--- Provided data ---

══════════

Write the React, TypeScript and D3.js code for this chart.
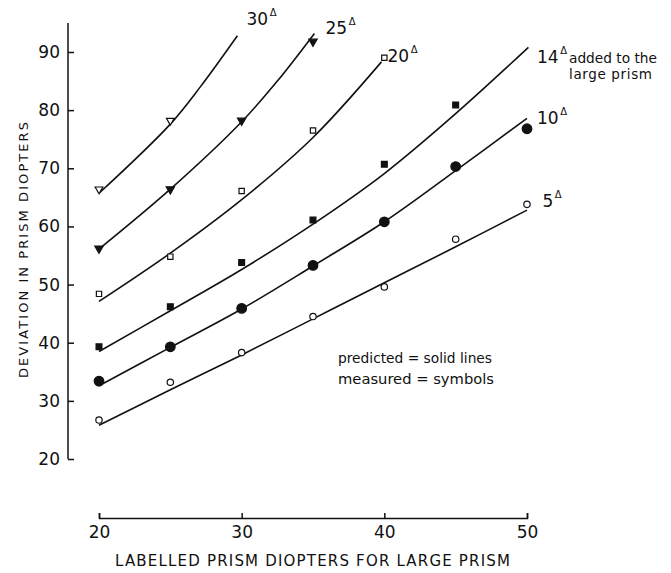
import React from "react";
import * as d3 from "d3";
import { useEffect, useRef } from "react";

// labelled prism diopters (large prism) where deviation was measured
const labelledPrism = [20, 25, 30, 35, 40, 45, 50];

// measured deviation (symbols), one list per added prism
const measured5 = [26.7, 33.2, 38.3, 44.5, 49.6, 57.8, 63.8];
const measured10 = [33.4, 39.3, 45.9, 53.3, 60.8, 70.3, 76.8];
const measured14 = [39.3, 46.2, 53.8, 61.1, 70.7, 80.9];
const measured20 = [48.4, 54.8, 66.1, 76.5, 89.0];
const measured25 = [56.2, 66.4, 78.2, 91.8];
const measured30 = [66.4, 78.2];

// predicted deviation (solid lines), [labelled prism, deviation]
const predicted5 = [[20, 25.8], [25, 31.9], [30, 37.9], [35, 44.1], [40, 50.3], [45, 56.5], [50, 62.8]];
const predicted10 = [[20, 32.6], [25, 39.2], [30, 45.8], [35, 53.2], [40, 60.8], [45, 69.6], [50, 78.6]];
const predicted14 = [[20, 38.5], [25, 45.5], [30, 52.6], [35, 60.4], [40, 69.1], [45, 79.4], [50.1, 90.8]];
const predicted20 = [[20, 47.1], [25, 55.4], [30, 64.6], [35, 75.3], [39.8, 88.3]];
const predicted25 = [[20, 56.1], [25, 66.4], [30, 78.0], [32.5, 85.0], [35.1, 93.2]];
const predicted30 = [[20, 65.7], [25, 77.6], [27.1, 84.0], [29.7, 92.8]];

const xTicks = [20, 30, 40, 50];
const yTicks = [20, 30, 40, 50, 60, 70, 80, 90];

const width = 671;
const height = 573;
const font = "'DejaVu Sans', sans-serif";

export default function App() {
  const svgRef = useRef<SVGSVGElement>(null);

  useEffect(() => {
    const svg = d3.select(svgRef.current);
    svg.selectAll("*").remove();

    const x = d3.scaleLinear().domain([20, 50]).range([99, 527]);
    const y = d3.scaleLinear().domain([20, 90]).range([459, 52]);

    const series = [
      { name: "30", measured: measured30, predicted: predicted30, mark: "triOpen" },
      { name: "25", measured: measured25, predicted: predicted25, mark: "triFilled" },
      { name: "20", measured: measured20, predicted: predicted20, mark: "sqOpen" },
      { name: "14", measured: measured14, predicted: predicted14, mark: "sqFilled" },
      { name: "10", measured: measured10, predicted: predicted10, mark: "dotBig" },
      { name: "5", measured: measured5, predicted: predicted5, mark: "dotOpen" },
    ];

    // y axis: labels left, ticks pointing inward
    const yAxis = d3
      .axisLeft(y)
      .tickValues(yTicks)
      .tickSizeInner(-6)
      .tickSizeOuter(0)
      .tickPadding(8)
      .tickFormat((d) => String(d));

    const gy = svg.append("g").attr("transform", "translate(68,0)").call(yAxis);
    gy.select(".domain").remove();
    gy.append("line")
      .attr("x1", 0)
      .attr("x2", 0)
      .attr("y1", y(20))
      .attr("y2", y(95))
      .attr("stroke", "#111");
    gy.selectAll("line").attr("stroke", "#111").attr("stroke-width", 1.5);
    gy.selectAll("text")
      .attr("font-family", font)
      .attr("font-size", 17)
      .attr("fill", "#111");

    // x axis: separate, ticks up
    const xAxis = d3
      .axisBottom(x)
      .tickValues(xTicks)
      .tickSizeInner(-5)
      .tickSizeOuter(-5)
      .tickPadding(8)
      .tickFormat((d) => String(d));

    const gx = svg.append("g").attr("transform", "translate(0,518)").call(xAxis);
    gx.selectAll("line,path").attr("stroke", "#111").attr("stroke-width", 1.5);
    gx.selectAll("text")
      .attr("font-family", font)
      .attr("font-size", 17)
      .attr("fill", "#111");

    // predicted lines
    const line = d3
      .line<number[]>()
      .x((d) => x(d[0]))
      .y((d) => y(d[1]))
      .curve(d3.curveCatmullRom.alpha(0.5));

    svg
      .append("g")
      .selectAll("path")
      .data(series)
      .enter()
      .append("path")
      .attr("d", (s) => line(s.predicted))
      .attr("fill", "none")
      .attr("stroke", "#111")
      .attr("stroke-width", 1.6);

    // measured symbols
    const triangle = d3.symbol().type(d3.symbolTriangle);
    const square = d3.symbol().type(d3.symbolSquare);

    series.forEach((s) => {
      const g = svg.append("g");
      s.measured.forEach((v, i) => {
        const cx = x(labelledPrism[i]);
        const cy = y(v);
        if (s.mark === "triOpen" || s.mark === "triFilled") {
          const filled = s.mark === "triFilled";
          g.append("path")
            .attr("d", triangle.size(filled ? 30 : 26)())
            .attr("transform", `translate(${cx},${cy}) rotate(180)`)
            .attr("fill", filled ? "#111" : "#fff")
            .attr("stroke", "#111")
            .attr("stroke-width", 1.2);
        } else if (s.mark === "sqOpen" || s.mark === "sqFilled") {
          const filled = s.mark === "sqFilled";
          g.append("path")
            .attr("d", square.size(filled ? 34 : 28)())
            .attr("transform", `translate(${cx},${cy})`)
            .attr("fill", filled ? "#111" : "#fff")
            .attr("stroke", "#111")
            .attr("stroke-width", 1.2);
        } else {
          const big = s.mark === "dotBig";
          g.append("circle")
            .attr("cx", cx)
            .attr("cy", cy)
            .attr("r", big ? 4.8 : 3.2)
            .attr("fill", big ? "#111" : "#fff")
            .attr("stroke", "#111")
            .attr("stroke-width", 1.2);
        }
      });
    });

    // series labels with a small prism-diopter triangle
    const labelPos: Record<string, [number, number]> = {
      "30": [246.5, 25],
      "25": [325.5, 34],
      "20": [387.5, 62],
      "14": [537, 63],
      "10": [537, 124],
      "5": [542.5, 207],
    };
    series.forEach((s) => {
      const [lx, ly] = labelPos[s.name];
      const t = svg
        .append("text")
        .attr("x", lx)
        .attr("y", ly)
        .attr("font-family", font)
        .attr("font-size", 17)
        .attr("fill", "#111")
        .text(s.name);
      t.append("tspan")
        .attr("dx", 1.5)
        .attr("dy", -9)
        .attr("font-size", 10)
        .text("Δ");
    });

    svg
      .append("text")
      .attr("x", 569)
      .attr("y", 62.5)
      .attr("font-family", font)
      .attr("font-size", 13.5)
      .attr("fill", "#111")
      .attr("textLength", 88)
      .attr("lengthAdjust", "spacingAndGlyphs")
      .text("added to the");
    svg
      .append("text")
      .attr("x", 569)
      .attr("y", 79)
      .attr("font-family", font)
      .attr("font-size", 13.5)
      .attr("fill", "#111")
      .attr("textLength", 83)
      .attr("lengthAdjust", "spacing")
      .text("large prism");

    // legend note
    svg
      .append("text")
      .attr("x", 338)
      .attr("y", 363)
      .attr("font-family", font)
      .attr("font-size", 14)
      .attr("fill", "#111")
      .attr("textLength", 154)
      .attr("lengthAdjust", "spacingAndGlyphs")
      .text("predicted = solid lines");
    svg
      .append("text")
      .attr("x", 338)
      .attr("y", 384)
      .attr("font-family", font)
      .attr("font-size", 14)
      .attr("fill", "#111")
      .attr("textLength", 156)
      .attr("lengthAdjust", "spacingAndGlyphs")
      .text("measured = symbols");

    // axis titles
    svg
      .append("text")
      .attr("transform", "translate(27.5,250) rotate(-90)")
      .attr("text-anchor", "middle")
      .attr("font-family", font)
      .attr("font-size", 13)
      .attr("fill", "#111")
      .attr("textLength", 256)
      .attr("lengthAdjust", "spacing")
      .text("DEVIATION IN PRISM DIOPTERS");
    svg
      .append("text")
      .attr("x", 312.5)
      .attr("y", 566)
      .attr("text-anchor", "middle")
      .attr("font-family", font)
      .attr("font-size", 15)
      .attr("fill", "#111")
      .attr("textLength", 395)
      .attr("lengthAdjust", "spacing")
      .text("LABELLED PRISM DIOPTERS FOR LARGE PRISM");
  }, []);

  return (
    <svg
      ref={svgRef}
      width={width}
      height={height}
      style={{ position: "absolute", left: 0, top: 0, background: "#fff" }}
    ></svg>
  );
}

══════════

--- Work required ---
Copy nothing but the lines from the first one in the listing through the line with "const y = d3.scaleLinear().domain([20, 90]).range([459, 52]);", and omit the pictures.

--- Response to this task ---
Write the React, TypeScript and D3.js code for this chart.
import React from "react";
import * as d3 from "d3";
import { useEffect, useRef } from "react";

// labelled prism diopters (large prism) where deviation was measured
const labelledPrism = [20, 25, 30, 35, 40, 45, 50];

// measured deviation (symbols), one list per added prism
const measured5 = [26.7, 33.2, 38.3, 44.5, 49.6, 57.8, 63.8];
const measured10 = [33.4, 39.3, 45.9, 53.3, 60.8, 70.3, 76.8];
const measured14 = [39.3, 46.2, 53.8, 61.1, 70.7, 80.9];
const measured20 = [48.4, 54.8, 66.1, 76.5, 89.0];
const measured25 = [56.2, 66.4, 78.2, 91.8];
const measured30 = [66.4, 78.2];

// predicted deviation (solid lines), [labelled prism, deviation]
const predicted5 = [[20, 25.8], [25, 31.9], [30, 37.9], [35, 44.1], [40, 50.3], [45, 56.5], [50, 62.8]];
const predicted10 = [[20, 32.6], [25, 39.2], [30, 45.8], [35, 53.2], [40, 60.8], [45, 69.6], [50, 78.6]];
const predicted14 = [[20, 38.5], [25, 45.5], [30, 52.6], [35, 60.4], [40, 69.1], [45, 79.4], [50.1, 90.8]];
const predicted20 = [[20, 47.1], [25, 55.4], [30, 64.6], [35, 75.3], [39.8, 88.3]];
const predicted25 = [[20, 56.1], [25, 66.4], [30, 78.0], [32.5, 85.0], [35.1, 93.2]];
const predicted30 = [[20, 65.7], [25, 77.6], [27.1, 84.0], [29.7, 92.8]];

const xTicks = [20, 30, 40, 50];
const yTicks = [20, 30, 40, 50, 60, 70, 80, 90];

const width = 671;
const height = 573;
const font = "'DejaVu Sans', sans-serif";

export default function App() {
  const svgRef = useRef<SVGSVGElement>(null);

  useEffect(() => {
    const svg = d3.select(svgRef.current);
    svg.selectAll("*").remove();

    const x = d3.scaleLinear().domain([20, 50]).range([99, 527]);
    const y = d3.scaleLinear().domain([20, 90]).range([459, 52]);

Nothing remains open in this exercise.